Nota del editor: Camilo Egaña es el conductor de Encuentro. Las opiniones expresadas en este artículo son exclusivas del aut or.
(CNN Español) – Hay algo que me pone como erizo con estrés postraumático: esa simplificación que se hace de la vida en perdedores y triunfadores. Como si fuéramos caballos de carrera sin tener en cuenta que el éxito muchas veces tiene un vaho profundamente fétido.
Mi vecino suele llamar a su hijo campeón, como si eso lo predestinara al éxito. Como si al chico le gustara el mote y fuera incapaz de detectar que el armazón de su padre necesita más de un andamio.
Pero cómo diablos vamos a exigir a nuestros hijos el éxito a toda costa, como una suerte de fatalidad histórica, de obligación inexcusable, cuando apenas les hablamos del fracaso.
Por no hablar de esa otra obsesión contemporánea: el liderazgo. Ahora resulta que todos podemos y debemos liderar algo. Por Dios…
Usain Bolt, el atleta jamaicano, dice que “la obsesión por el éxito es una tentación al doping”. Si quieren, traduzcan y adapten eso al corre corre cotidiano por brillar. ¿O es que nadie hace trampas para ganar?

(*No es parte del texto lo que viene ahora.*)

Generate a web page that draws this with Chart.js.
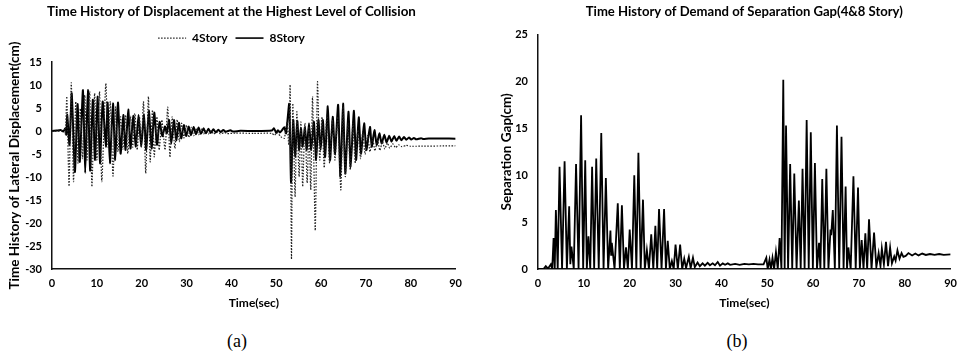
<!DOCTYPE html>
<html>
<head>
<meta charset="utf-8">
<script src="https://cdn.jsdelivr.net/npm/chart.js@4.4.1/dist/chart.umd.min.js"></script>
<style>
  body { margin: 0; background: #fff; width: 965px; height: 362px; position: relative; overflow: hidden; }
  #boxA { position: absolute; left: 0; top: 0; width: 470px; height: 320px; }
  #boxB { position: absolute; left: 480px; top: 0; width: 485px; height: 320px; }
  .cap { position: absolute; top: 331px; font-family: "Liberation Serif", "DejaVu Serif", serif; font-size: 18px; line-height: 20px; transform: translateX(-50%); }
</style>
</head>
<body>
<div id="boxA"><canvas id="dispChart" width="470" height="320"></canvas></div>
<div id="boxB"><canvas id="gapChart" width="485" height="320"></canvas></div>
<div class="cap" style="left:237px">(a)</div>
<div class="cap" style="left:737px">(b)</div>
<script>
// time (sec), value pairs
const story4 = [[0,0],[2,0],[2.8,0.3],[3.0,-0.8],[3.3,7.5],[3.8,-12.0],[4.3,10.5],[4.8,-11.0],[5.3,6.4],[5.8,-7.0],
  [6.3,4.9],[6.8,-6.0],[7.3,7.8],[7.8,-6.3],[8.4,8.6],[8.9,-12.1],[9.5,8.2],[10.0,-6.3],[10.6,8.6],[11.1,-11.0],
  [12.0,10.4],[12.5,-3.5],[13.0,6.4],[13.6,-9.8],[14.2,5.3],[14.7,-4.5],[15.3,3.1],[15.8,-4.0],[16.4,3.5],[16.9,-4.9],
  [17.5,3.2],[18.0,-3.5],[18.5,3.8],[19.0,-4.1],[19.5,3.1],[19.9,-3.5],[20.4,6.4],[20.9,-9.2],[21.5,7.5],[21.9,-6.7],
  [22.4,4.6],[22.8,-5.6],[23.4,3.1],[23.9,-4.1],[24.5,2.4],[25.2,-4.1],[25.8,5.2],[26.3,-5.7],[26.8,3.1],[27.4,-3.8],
  [27.9,2.5],[28.4,-2.3],[28.9,1.7],[29.4,-1.5],[30.0,1.3],[30.5,-1.4],[31.1,0.8],[31.6,-1.0],[32.2,0.6],[32.7,-0.8],
  [33.3,0.4],[33.8,-0.7],[34.4,0.2],[34.9,-0.6],[35.5,0.1],[36.0,-0.6],[37.0,-0.2],[37.5,-0.6],[38.5,-0.3],[39.0,-0.55],
  [41,-0.45],[45,-0.5],[49,-0.5],[49.6,-0.9],[50.2,-0.3],[51.0,-1.2],[51.8,-1.6],[52.4,2.0],[52.8,-3.0],[53.1,10.0],
  [53.4,-27.9],[53.7,6.0],[54.2,-14.3],[54.6,4.2],[55.1,-9.9],[55.5,2.0],[55.9,-12.1],[56.4,1.7],[56.9,-11.3],[57.3,1.0],
  [57.7,-12.8],[58.1,7.5],[58.7,-21.6],[59.2,10.7],[59.7,-6.3],[60.2,3.1],[60.7,-8.0],[61.3,3.5],[61.9,-7.0],[62.5,2.4],
  [63.1,-6.3],[63.7,3.1],[64.4,-12.8],[64.9,5.3],[65.4,-9.9],[66.0,1.7],[66.5,-8.5],[67.1,1.7],[67.6,-7.0],[68.2,0.2],
  [68.8,-6.0],[69.3,-0.1],[69.8,-5.0],[70.4,-1.0],[70.9,-4.5],[71.5,-1.5],[72.0,-4.3],[72.6,-2.0],[73.1,-4.2],[73.7,-2.3],
  [74.2,-3.9],[74.8,-2.6],[75.3,-3.7],[76.0,-2.8],[76.6,-3.6],[77.3,-3.0],[78.0,-3.4],[79.0,-3.1],[80.0,-3.3],[90,-3.2]];

const story8 = [[0,0],[1,0.1],[2,0.2],[2.5,-0.1],[3.0,0.6],[3.2,-0.8],[3.4,3.5],[3.9,-3.0],[4.4,8.2],[5.1,-8.9],
  [5.7,5.9],[6.2,-6.7],[6.9,8.9],[7.4,-9.1],[8.0,8.9],[8.5,-8.6],[9.1,6.8],[9.6,-6.3],[10.2,7.5],[10.7,-7.0],
  [11.3,6.4],[12.0,-3.4],[12.4,6.2],[12.9,-7.0],[13.6,6.0],[14.1,-6.3],[14.7,6.2],[15.3,-4.9],[15.9,3.5],[16.4,-4.1],
  [17.0,4.7],[17.5,-3.8],[18.1,3.3],[18.7,-3.4],[19.3,3.5],[19.9,-3.4],[20.5,3.5],[21.0,-4.1],[21.6,4.4],[22.2,-3.8],
  [22.8,4.0],[23.4,-3.0],[24.0,2.0],[24.6,-1.1],[25.2,1.0],[25.6,-0.5],[26.1,2.4],[26.6,-2.7],[27.2,2.4],[27.7,-2.0],
  [28.3,1.8],[28.8,-1.6],[29.4,1.3],[29.9,-1.1],[30.5,1.0],[31.0,-0.9],[31.6,0.9],[32.1,-0.7],[32.7,0.8],[33.2,-0.6],
  [33.8,0.6],[34.3,-0.5],[34.9,0.5],[35.4,-0.4],[36.0,0.4],[36.5,-0.3],[37.1,0.3],[37.6,-0.2],[38.2,0.25],[38.7,-0.15],
  [39.8,0.15],[40.3,-0.1],[42,0.05],[45,0],[49,0.1],[49.5,0.6],[50.0,-0.4],[50.4,0.2],[50.8,-0.3],[51.3,0.2],
  [51.8,0.8],[52.2,-0.5],[52.9,5.9],[53.3,-11.2],[53.8,2.4],[54.2,-5.6],[54.7,2.2],[55.1,-4.1],[55.5,0.6],[55.9,-3.4],
  [56.4,0.8],[56.8,-4.1],[57.3,1.7],[57.8,-4.1],[58.4,2.0],[58.9,-6.3],[59.4,2.4],[59.9,-4.1],[60.4,2.4],[60.9,-5.6],
  [61.5,5.4],[62.0,-6.3],[62.6,3.1],[63.1,-4.9],[63.8,5.7],[64.3,-9.9],[64.9,6.0],[65.4,-9.2],[66.1,4.2],[66.6,-7.8],
  [67.3,4.4],[67.8,-6.3],[68.4,3.0],[68.9,-4.9],[69.6,1.7],[70.1,-4.1],[70.9,0.9],[71.3,-3.4],[71.9,0.2],[72.4,-3.0],
  [73.0,-0.5],[73.5,-2.7],[74.1,-0.8],[74.6,-2.5],[75.2,-1.0],[75.7,-2.3],[76.3,-1.1],[76.8,-2.1],[77.4,-1.2],[77.9,-2.0],
  [78.5,-1.3],[79.0,-1.9],[79.6,-1.4],[80.1,-1.85],[80.7,-1.5],[81.2,-1.8],[82.3,-1.55],[82.8,-1.75],[84,-1.6],[90,-1.65]];

const gapDemand = [[0,0],[1.2,0],[1.7,0.3],[2.2,0.05],[2.8,0.5],[3.1,0],[3.4,3.3],[3.65,0],[3.9,6.3],[4.3,0],
  [4.7,10.9],[5.25,0],[5.8,11.5],[6.3,0],[6.8,6.7],[7.05,0.5],[7.3,2.4],[7.8,0],[8.3,11.2],[8.85,0],
  [9.4,16.4],[9.85,0],[10.3,11.6],[10.65,0],[11.0,3.5],[11.4,0],[11.8,10.9],[12.25,0],[12.7,11.8],[13.25,0],
  [13.8,14.5],[14.3,0],[14.8,9.7],[15.3,0],[15.8,4.1],[15.95,1.5],[16.1,2.8],[16.7,0],[17.4,7.0],[17.85,0],
  [18.3,6.8],[18.75,0],[19.2,2.3],[19.6,0],[20.0,4.2],[20.5,0],[21.0,10.0],[21.45,0],[21.9,12.4],[22.4,0],
  [22.9,7.4],[23.3,0],[23.75,2.0],[24.2,0],[24.7,3.7],[25.15,0],[25.6,4.6],[26.0,0],[26.4,6.4],[26.95,0],
  [27.5,6.4],[27.9,0],[28.3,3.0],[28.75,0],[29.2,0.85],[29.6,0],[30.0,2.6],[30.5,0],[31.0,2.6],[31.45,0],
  [31.9,1.1],[32.3,0.1],[32.9,1.3],[33.3,0.1],[33.8,1.2],[34.2,0.2],[34.8,0.7],[35.3,0.3],[35.9,0.6],[36.4,0.35],
  [37.0,0.65],[37.5,0.4],[38.1,0.6],[38.6,0.4],[39.2,0.75],[39.7,0.35],[40.3,0.6],[40.8,0.45],[41.4,0.6],[41.9,0.45],
  [43,0.55],[44,0.45],[45,0.55],[46,0.5],[47,0.55],[48,0.5],[49.2,0.5],[49.8,1.2],[50.1,0],[50.5,1.0],
  [50.8,0],[51.15,1.2],[51.5,0],[51.9,1.8],[52.3,0],[52.7,3.3],[53.1,0],[53.5,20.2],[53.8,0],[54.1,15.3],
  [54.55,0],[55.0,11.2],[55.45,0],[55.9,10.2],[56.4,0],[56.9,7.3],[57.3,0],[57.7,10.7],[58.15,0],[58.6,15.9],
  [59.05,0],[59.5,14.6],[59.95,0],[60.4,11.3],[60.85,0],[61.3,2.8],[61.6,0],[62.0,9.6],[62.45,0],[62.9,10.7],
  [63.35,0],[63.8,4.2],[63.95,3.6],[64.3,6.3],[64.75,0],[65.2,15.3],[65.7,0],[66.2,14.1],[66.65,0],[67.1,8.8],
  [67.4,0],[67.7,2.3],[68.2,0],[68.8,9.9],[69.3,0],[69.8,8.7],[70.2,0],[70.6,3.1],[71.0,0],[71.4,3.8],
  [71.8,0],[72.2,5.3],[72.75,0],[73.3,3.9],[73.8,0.2],[74.3,1.7],[74.7,0.3],[75.0,2.2],[75.45,0.5],[75.9,2.9],
  [76.35,0.3],[76.8,2.3],[77.2,0.6],[77.7,1.35],[78.0,0.9],[78.4,2.0],[78.85,1.1],[79.3,1.7],[79.7,1.3],[80.2,1.4],
  [80.8,1.7],[81.6,1.45],[82.3,1.65],[83.0,1.45],[83.8,1.65],[84.6,1.5],[85.5,1.6],[86.5,1.5],[87.5,1.6],[88.5,1.5],[90,1.55]];

const timeTicks = [0, 10, 20, 30, 40, 50, 60, 70, 80, 90];
const dispTicks = [-30, -25, -20, -15, -10, -5, 0, 5, 10, 15];
const gapTicks = [0, 5, 10, 15, 20, 25];

Chart.defaults.font.family = 'Lato, "Open Sans", sans-serif';
Chart.defaults.font.weight = 'bold';
Chart.defaults.color = '#000';
Chart.defaults.animation = false;

const toXY = pairs => pairs.map(p => ({ x: p[0], y: p[1] }));
const fixTicks = values => scale => { scale.ticks = values.map(v => ({ value: v })); };

function axis(ticks, title, width, titleSize, titlePad) {
    return {
        type: 'linear',
        min: ticks[0],
        max: ticks[ticks.length - 1],
        afterBuildTicks: fixTicks(ticks),
        afterFit: s => { if (width) s.width = width; else s.height = 45; },
        grid: { display: false, drawTicks: false },
        border: { display: true, color: '#111', width: 1.5 },
        ticks: { padding: width ? 10 : 8, font: { size: 11 } },
        title: { display: true, text: title, font: { size: titleSize }, padding: titlePad }
    };
}

// legend samples drawn as line pieces with the dataset's own dash
function lineLabels(chart) {
    return Chart.defaults.plugins.legend.labels.generateLabels(chart).map(item => {
        const ds = chart.data.datasets[item.datasetIndex];
        item.lineDash = ds.borderDash || [];
        item.lineWidth = Math.min(ds.borderWidth, 1.6);
        item.strokeStyle = ds.borderColor;
        return item;
    });
}

new Chart(document.getElementById('dispChart'), {
    type: 'line',
    data: {
        datasets: [
            {
                label: '4Story',
                data: toXY(story4),
                borderColor: '#222',
                borderWidth: 1.2,
                borderDash: [1.5, 1.5],
                pointRadius: 0,
                pointStyle: 'line',
                tension: 0.2
            },
            {
                label: '8Story',
                data: toXY(story8),
                borderColor: '#000',
                borderWidth: 2,
                pointRadius: 0,
                pointStyle: 'line',
                tension: 0.2
            }
        ]
    },
    options: {
        responsive: false,
        layout: { padding: { left: 0, right: 7, top: 0, bottom: 6 } },
        scales: {
            x: axis(timeTicks, 'Time(sec)', 0, 12, { top: 0, bottom: 4 }),
            y: axis(dispTicks, 'Time History of Lateral Displacement(cm)', 52, 13.5, { top: 7, bottom: 0 })
        },
        plugins: {
            title: {
                display: true,
                text: 'Time History of Displacement at the Highest Level of Collision',
                font: { size: 13.4 },
                padding: { top: 4, bottom: 4 }
            },
            subtitle: { display: true, text: '', weight: 500, font: { size: 1 }, padding: { top: 6.8, bottom: 0 } },
            legend: {
                display: true,
                labels: { usePointStyle: true, pointStyleWidth: 28, padding: 8, font: { size: 12 }, generateLabels: lineLabels }
            },
            tooltip: { enabled: false }
        }
    }
});

new Chart(document.getElementById('gapChart'), {
    type: 'line',
    data: {
        datasets: [{
            label: 'Gap',
            data: toXY(gapDemand),
            borderColor: '#000',
            borderWidth: 1.8,
            pointRadius: 0,
            tension: 0
        }]
    },
    options: {
        responsive: false,
        layout: { padding: { left: 0, right: 9, top: 0, bottom: 6 } },
        scales: {
            x: axis(timeTicks, 'Time(sec)', 0, 12, { top: 0, bottom: 4 }),
            y: axis(gapTicks, 'Separation Gap(cm)', 58, 13.5, { top: 19, bottom: 0 })
        },
        plugins: {
            title: {
                display: true,
                fullSize: false,
                text: 'Time History of Demand of Separation Gap(4&8 Story)',
                font: { size: 13.1 },
                padding: { top: 4, bottom: 15 }
            },
            legend: { display: false },
            tooltip: { enabled: false }
        }
    }
});
</script>
</body>
</html>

En la escuela deberían preparar a los chicos a medir el éxito con el metro de la prudencia; prepararlos para los grandes portazos de la vida, los que se sabe que recibirá cada quien: el desamor, la indiferencia, la incomprensión…
Y que se les prepare además para bregar con ese padre que llama a su hijo campeón mientras embadurna la carne de la barbacoa con una salsa horrible.
¿Y si inventáramos en cada escuela un cuadro de honor donde solo cupieran los perdedores y hasta los sometidos?
Lo he dicho aquí, pero igual lo repito: Gary Cooper solía decir que la felicidad consiste en tener trabajo de día y sueño de noche. El éxito también… para mí.